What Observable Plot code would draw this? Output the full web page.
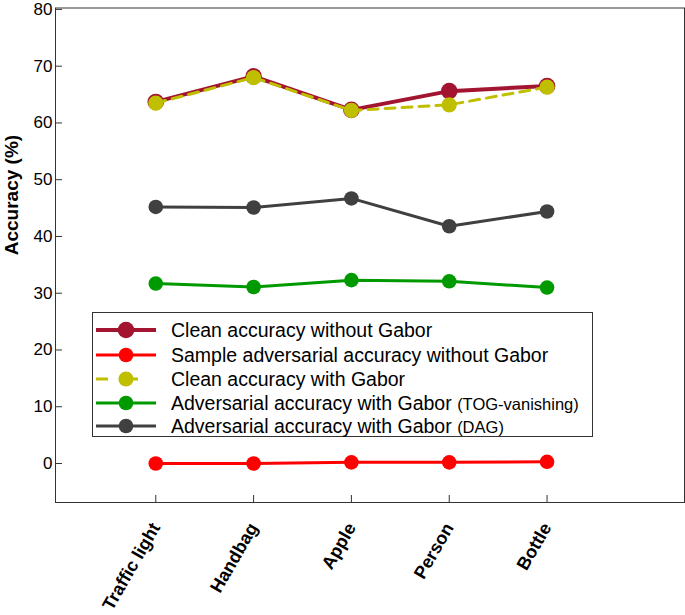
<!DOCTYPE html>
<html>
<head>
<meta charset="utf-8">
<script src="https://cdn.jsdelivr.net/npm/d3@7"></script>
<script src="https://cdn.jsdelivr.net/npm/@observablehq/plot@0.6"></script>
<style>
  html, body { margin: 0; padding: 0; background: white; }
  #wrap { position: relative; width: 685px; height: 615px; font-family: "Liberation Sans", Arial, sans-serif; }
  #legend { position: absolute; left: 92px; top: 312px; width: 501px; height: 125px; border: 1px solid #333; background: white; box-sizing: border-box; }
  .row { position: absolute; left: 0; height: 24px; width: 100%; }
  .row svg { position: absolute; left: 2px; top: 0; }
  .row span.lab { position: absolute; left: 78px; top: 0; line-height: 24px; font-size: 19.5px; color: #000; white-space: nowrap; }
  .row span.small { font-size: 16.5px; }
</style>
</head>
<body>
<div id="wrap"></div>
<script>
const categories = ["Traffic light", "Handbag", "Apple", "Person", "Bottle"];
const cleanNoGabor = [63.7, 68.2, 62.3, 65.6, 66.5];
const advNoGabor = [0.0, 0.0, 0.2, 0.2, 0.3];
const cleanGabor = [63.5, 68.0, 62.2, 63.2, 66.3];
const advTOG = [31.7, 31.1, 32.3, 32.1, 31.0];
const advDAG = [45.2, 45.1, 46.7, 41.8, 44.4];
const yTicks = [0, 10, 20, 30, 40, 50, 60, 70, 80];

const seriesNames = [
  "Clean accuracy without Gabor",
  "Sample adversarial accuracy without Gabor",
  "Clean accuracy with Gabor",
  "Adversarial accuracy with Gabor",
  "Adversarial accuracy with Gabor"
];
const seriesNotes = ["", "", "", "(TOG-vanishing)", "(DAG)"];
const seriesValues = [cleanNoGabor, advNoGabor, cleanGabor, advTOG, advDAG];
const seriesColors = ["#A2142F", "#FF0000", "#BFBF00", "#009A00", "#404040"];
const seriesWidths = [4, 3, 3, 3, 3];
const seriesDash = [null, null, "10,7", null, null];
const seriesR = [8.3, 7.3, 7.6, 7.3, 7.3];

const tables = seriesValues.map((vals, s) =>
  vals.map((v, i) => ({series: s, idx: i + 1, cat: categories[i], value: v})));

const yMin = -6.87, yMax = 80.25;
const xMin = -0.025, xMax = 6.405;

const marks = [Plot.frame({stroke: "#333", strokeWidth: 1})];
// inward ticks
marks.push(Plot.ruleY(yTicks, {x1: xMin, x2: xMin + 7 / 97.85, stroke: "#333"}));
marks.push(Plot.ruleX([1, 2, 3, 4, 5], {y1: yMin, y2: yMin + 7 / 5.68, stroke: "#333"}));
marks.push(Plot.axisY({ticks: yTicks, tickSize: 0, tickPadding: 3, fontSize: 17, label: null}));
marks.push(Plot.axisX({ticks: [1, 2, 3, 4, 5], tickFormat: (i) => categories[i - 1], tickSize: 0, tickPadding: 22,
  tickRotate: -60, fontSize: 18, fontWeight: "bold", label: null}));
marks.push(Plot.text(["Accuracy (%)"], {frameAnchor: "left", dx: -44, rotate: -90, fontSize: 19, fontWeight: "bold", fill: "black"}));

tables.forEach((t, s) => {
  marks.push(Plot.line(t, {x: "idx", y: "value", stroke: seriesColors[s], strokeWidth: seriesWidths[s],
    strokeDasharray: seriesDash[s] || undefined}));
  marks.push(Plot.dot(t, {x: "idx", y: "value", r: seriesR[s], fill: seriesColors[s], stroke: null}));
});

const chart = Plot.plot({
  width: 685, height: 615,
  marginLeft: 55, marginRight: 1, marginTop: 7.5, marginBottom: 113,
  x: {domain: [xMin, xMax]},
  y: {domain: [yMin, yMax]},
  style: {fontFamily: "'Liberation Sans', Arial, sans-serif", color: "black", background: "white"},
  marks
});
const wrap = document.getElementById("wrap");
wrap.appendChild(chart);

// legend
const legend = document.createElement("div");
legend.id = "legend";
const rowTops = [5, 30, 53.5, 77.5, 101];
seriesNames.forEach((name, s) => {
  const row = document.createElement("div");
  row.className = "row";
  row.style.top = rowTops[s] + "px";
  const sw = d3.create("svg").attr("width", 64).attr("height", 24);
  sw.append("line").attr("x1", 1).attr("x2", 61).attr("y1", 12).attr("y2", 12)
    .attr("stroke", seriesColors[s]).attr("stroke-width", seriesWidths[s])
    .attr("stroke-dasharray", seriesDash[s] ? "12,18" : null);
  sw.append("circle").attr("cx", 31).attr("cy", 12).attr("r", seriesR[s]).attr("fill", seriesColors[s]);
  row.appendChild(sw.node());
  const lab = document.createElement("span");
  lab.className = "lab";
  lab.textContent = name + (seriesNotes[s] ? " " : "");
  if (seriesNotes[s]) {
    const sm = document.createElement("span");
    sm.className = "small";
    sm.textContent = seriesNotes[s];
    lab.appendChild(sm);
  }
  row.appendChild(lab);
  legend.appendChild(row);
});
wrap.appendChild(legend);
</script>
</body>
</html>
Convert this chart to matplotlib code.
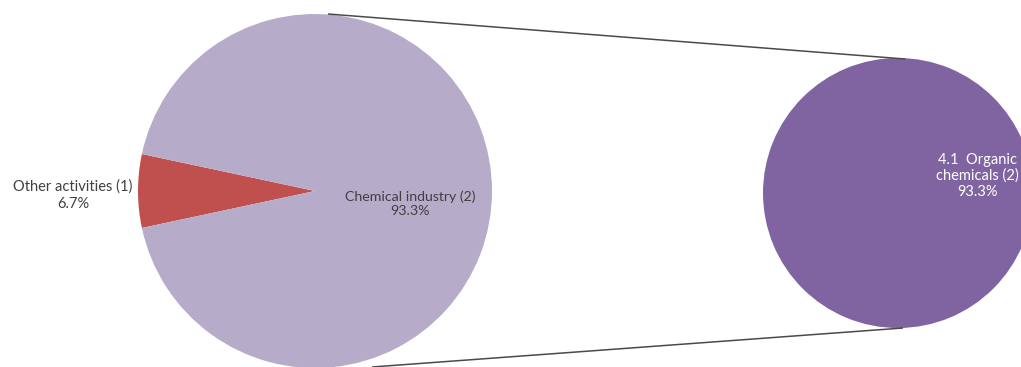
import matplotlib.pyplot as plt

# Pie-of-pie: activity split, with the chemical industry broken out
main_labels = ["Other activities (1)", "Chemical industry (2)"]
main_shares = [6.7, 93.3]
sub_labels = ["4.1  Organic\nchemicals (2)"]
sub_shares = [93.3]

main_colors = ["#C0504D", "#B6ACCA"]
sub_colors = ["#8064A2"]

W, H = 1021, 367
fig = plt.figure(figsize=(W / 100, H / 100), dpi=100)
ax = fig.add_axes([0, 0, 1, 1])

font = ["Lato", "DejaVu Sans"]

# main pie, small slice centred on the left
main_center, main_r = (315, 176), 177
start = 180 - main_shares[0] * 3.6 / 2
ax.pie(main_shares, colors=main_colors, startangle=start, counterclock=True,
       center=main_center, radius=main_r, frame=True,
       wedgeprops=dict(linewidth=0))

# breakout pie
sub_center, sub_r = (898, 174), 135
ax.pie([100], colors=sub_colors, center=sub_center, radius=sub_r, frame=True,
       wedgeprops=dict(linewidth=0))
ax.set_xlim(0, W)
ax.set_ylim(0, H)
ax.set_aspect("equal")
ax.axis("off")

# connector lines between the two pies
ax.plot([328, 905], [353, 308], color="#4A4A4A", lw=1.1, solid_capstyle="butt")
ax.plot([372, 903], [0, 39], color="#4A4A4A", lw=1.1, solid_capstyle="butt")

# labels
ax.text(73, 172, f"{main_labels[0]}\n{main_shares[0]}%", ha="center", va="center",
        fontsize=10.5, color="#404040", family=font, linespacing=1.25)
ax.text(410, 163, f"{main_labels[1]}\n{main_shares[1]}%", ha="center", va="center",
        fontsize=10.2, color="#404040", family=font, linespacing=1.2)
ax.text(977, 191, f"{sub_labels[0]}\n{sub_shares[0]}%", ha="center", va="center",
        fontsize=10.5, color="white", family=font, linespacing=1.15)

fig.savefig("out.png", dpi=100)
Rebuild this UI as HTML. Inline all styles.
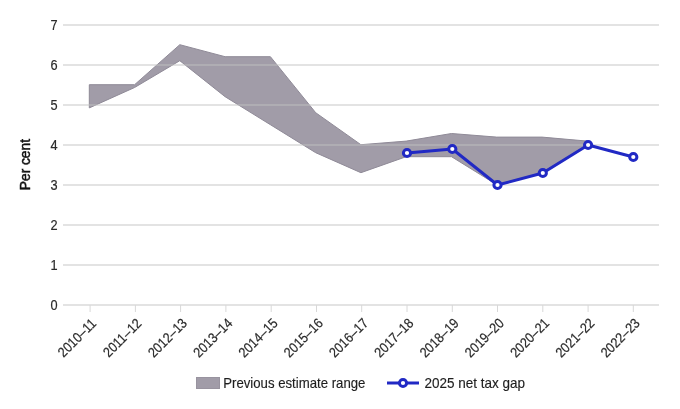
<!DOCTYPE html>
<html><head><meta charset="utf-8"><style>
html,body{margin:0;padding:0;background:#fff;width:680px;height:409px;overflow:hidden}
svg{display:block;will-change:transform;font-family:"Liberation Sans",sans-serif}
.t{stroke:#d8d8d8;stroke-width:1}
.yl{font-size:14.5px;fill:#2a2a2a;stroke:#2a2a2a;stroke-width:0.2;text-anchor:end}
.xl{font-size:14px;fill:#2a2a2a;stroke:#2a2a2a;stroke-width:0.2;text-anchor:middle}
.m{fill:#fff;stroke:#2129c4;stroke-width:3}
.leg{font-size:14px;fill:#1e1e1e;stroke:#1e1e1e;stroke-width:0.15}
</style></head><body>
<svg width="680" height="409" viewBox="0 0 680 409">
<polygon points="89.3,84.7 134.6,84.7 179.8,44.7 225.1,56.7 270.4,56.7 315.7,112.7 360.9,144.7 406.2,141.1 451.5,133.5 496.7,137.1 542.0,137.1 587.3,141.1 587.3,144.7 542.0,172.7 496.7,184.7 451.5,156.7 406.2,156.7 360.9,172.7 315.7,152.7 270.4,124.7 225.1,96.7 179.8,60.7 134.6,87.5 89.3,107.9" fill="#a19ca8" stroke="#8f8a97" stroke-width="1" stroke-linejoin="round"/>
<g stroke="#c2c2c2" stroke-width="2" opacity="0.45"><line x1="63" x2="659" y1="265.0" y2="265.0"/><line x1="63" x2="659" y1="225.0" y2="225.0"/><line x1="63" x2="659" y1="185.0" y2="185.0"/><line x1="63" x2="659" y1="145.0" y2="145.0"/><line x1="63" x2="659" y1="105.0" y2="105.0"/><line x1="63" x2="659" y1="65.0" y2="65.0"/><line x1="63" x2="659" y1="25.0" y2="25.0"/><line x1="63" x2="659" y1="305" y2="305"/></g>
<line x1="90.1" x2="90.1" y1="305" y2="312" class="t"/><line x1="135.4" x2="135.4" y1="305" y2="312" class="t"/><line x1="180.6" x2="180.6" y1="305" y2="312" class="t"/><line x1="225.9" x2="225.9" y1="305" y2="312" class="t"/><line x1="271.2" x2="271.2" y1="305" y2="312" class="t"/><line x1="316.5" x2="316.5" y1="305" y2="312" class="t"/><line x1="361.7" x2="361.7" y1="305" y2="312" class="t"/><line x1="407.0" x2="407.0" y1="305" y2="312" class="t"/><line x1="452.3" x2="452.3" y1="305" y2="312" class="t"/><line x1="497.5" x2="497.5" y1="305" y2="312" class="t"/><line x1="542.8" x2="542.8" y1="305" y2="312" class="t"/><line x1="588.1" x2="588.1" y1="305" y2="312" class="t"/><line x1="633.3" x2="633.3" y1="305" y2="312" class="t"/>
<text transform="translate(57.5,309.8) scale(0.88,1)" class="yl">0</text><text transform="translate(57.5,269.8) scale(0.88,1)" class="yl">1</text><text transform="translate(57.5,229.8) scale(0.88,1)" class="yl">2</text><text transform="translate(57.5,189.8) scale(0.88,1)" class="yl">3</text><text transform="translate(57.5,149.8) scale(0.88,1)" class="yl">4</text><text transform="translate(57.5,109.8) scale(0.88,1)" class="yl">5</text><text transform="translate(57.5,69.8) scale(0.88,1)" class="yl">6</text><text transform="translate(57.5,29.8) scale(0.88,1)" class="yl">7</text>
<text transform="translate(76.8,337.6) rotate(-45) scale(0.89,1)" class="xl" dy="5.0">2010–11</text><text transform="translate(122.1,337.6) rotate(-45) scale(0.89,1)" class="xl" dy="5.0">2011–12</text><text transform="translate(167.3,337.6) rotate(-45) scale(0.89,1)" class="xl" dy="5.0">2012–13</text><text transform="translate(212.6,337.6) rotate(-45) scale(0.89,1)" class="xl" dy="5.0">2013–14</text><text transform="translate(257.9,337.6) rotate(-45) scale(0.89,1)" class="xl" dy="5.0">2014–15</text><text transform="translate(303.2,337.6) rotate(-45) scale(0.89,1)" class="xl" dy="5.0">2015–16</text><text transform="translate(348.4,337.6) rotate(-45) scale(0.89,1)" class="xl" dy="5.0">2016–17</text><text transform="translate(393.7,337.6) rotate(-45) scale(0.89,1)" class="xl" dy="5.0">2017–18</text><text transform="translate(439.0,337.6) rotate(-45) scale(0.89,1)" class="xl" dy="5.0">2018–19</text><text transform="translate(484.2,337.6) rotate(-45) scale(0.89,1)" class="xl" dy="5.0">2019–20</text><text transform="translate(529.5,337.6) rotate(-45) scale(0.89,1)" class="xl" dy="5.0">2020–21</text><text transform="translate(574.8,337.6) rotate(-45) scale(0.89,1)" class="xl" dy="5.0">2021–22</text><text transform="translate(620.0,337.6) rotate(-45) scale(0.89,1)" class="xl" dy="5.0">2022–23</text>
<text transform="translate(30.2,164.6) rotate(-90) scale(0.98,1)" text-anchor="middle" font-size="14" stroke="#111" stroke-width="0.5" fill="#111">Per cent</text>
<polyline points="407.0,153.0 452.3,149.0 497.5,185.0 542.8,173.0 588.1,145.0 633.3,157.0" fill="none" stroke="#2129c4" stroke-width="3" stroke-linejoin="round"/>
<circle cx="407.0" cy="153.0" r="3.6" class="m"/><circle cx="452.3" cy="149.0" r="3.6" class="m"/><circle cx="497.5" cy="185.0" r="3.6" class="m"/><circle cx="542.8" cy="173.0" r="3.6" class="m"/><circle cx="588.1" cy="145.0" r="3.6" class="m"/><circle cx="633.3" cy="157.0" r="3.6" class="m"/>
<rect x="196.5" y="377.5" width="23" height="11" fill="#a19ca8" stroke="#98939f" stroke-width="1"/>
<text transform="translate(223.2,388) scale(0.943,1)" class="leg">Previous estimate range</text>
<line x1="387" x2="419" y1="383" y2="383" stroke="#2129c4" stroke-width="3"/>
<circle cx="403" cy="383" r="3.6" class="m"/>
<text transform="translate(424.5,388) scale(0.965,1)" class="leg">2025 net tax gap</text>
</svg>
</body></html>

——————

TASK TO COMPLETE
Extract, without any images, the part of the material above that opens with the line containing "Convert this chart to matplotlib code." and closes with the line containing "import matplotlib.pyplot as plt", both lines included.

TASK SOLUTION
Convert this chart to matplotlib code.
import matplotlib.pyplot as plt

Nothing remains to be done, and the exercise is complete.